*What to produce*: Among the records that follow, set down only the lines from the one containing "What Plotly code" to the one containing "import plotly.graph_objects as go", both included, exactly.

*Data for this task*:
******************************

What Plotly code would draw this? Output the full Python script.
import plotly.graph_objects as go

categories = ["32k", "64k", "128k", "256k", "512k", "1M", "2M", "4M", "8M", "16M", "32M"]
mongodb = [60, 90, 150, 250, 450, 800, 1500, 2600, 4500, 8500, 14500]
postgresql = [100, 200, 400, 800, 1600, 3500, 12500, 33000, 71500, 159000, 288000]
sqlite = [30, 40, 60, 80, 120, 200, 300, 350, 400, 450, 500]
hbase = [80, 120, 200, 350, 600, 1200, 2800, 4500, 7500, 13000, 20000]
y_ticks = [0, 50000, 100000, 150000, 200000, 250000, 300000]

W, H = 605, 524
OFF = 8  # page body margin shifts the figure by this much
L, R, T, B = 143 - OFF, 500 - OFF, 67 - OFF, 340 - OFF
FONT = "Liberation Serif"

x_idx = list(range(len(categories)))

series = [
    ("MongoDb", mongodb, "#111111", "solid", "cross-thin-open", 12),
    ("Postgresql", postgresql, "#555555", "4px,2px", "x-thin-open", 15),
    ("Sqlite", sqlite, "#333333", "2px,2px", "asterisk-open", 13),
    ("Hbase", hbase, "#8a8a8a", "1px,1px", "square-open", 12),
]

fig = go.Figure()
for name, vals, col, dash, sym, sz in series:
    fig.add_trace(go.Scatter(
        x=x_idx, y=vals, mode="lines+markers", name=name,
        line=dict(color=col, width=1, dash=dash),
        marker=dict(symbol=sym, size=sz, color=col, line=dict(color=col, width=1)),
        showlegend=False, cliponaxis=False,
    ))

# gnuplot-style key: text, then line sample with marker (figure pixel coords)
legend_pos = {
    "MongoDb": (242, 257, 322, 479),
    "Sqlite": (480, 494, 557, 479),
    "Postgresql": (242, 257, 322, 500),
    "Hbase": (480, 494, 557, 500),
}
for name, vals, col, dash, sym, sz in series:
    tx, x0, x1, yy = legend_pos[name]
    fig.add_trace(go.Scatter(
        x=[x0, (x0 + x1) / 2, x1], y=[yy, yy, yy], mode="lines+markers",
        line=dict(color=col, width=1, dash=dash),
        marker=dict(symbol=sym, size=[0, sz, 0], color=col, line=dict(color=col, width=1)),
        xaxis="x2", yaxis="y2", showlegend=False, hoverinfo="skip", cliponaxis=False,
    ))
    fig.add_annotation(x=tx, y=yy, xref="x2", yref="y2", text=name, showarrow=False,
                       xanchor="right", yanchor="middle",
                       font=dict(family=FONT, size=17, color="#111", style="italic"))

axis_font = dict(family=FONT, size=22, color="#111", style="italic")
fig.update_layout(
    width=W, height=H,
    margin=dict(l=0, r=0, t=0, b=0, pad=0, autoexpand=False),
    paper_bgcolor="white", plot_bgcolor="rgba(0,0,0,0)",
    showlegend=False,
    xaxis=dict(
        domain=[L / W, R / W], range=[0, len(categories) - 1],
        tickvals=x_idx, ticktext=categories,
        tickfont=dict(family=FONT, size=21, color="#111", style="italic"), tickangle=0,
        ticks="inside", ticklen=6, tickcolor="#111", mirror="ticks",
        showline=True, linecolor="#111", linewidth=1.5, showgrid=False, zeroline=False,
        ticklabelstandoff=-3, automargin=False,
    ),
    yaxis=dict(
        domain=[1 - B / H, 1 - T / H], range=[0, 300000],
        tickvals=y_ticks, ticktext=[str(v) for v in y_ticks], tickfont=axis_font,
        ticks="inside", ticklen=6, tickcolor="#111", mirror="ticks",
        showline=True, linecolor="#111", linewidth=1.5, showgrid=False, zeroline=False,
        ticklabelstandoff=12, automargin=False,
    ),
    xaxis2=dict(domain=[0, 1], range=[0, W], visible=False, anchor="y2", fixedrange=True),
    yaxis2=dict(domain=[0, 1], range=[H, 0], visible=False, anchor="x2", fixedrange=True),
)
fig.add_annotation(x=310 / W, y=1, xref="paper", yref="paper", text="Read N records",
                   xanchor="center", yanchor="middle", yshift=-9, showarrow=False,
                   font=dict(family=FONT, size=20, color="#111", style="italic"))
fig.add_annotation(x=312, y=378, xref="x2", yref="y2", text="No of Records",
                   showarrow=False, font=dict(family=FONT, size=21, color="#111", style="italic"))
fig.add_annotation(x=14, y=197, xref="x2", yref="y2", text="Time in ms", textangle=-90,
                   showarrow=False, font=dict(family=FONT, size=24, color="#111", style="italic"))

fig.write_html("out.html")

******************************

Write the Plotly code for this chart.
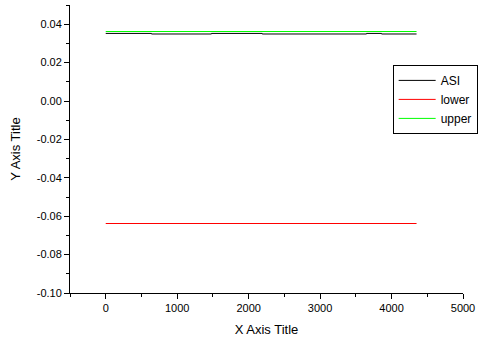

******************************

*The solution*:
What Plotly code would draw this? Output the full Python script.
import plotly.graph_objects as go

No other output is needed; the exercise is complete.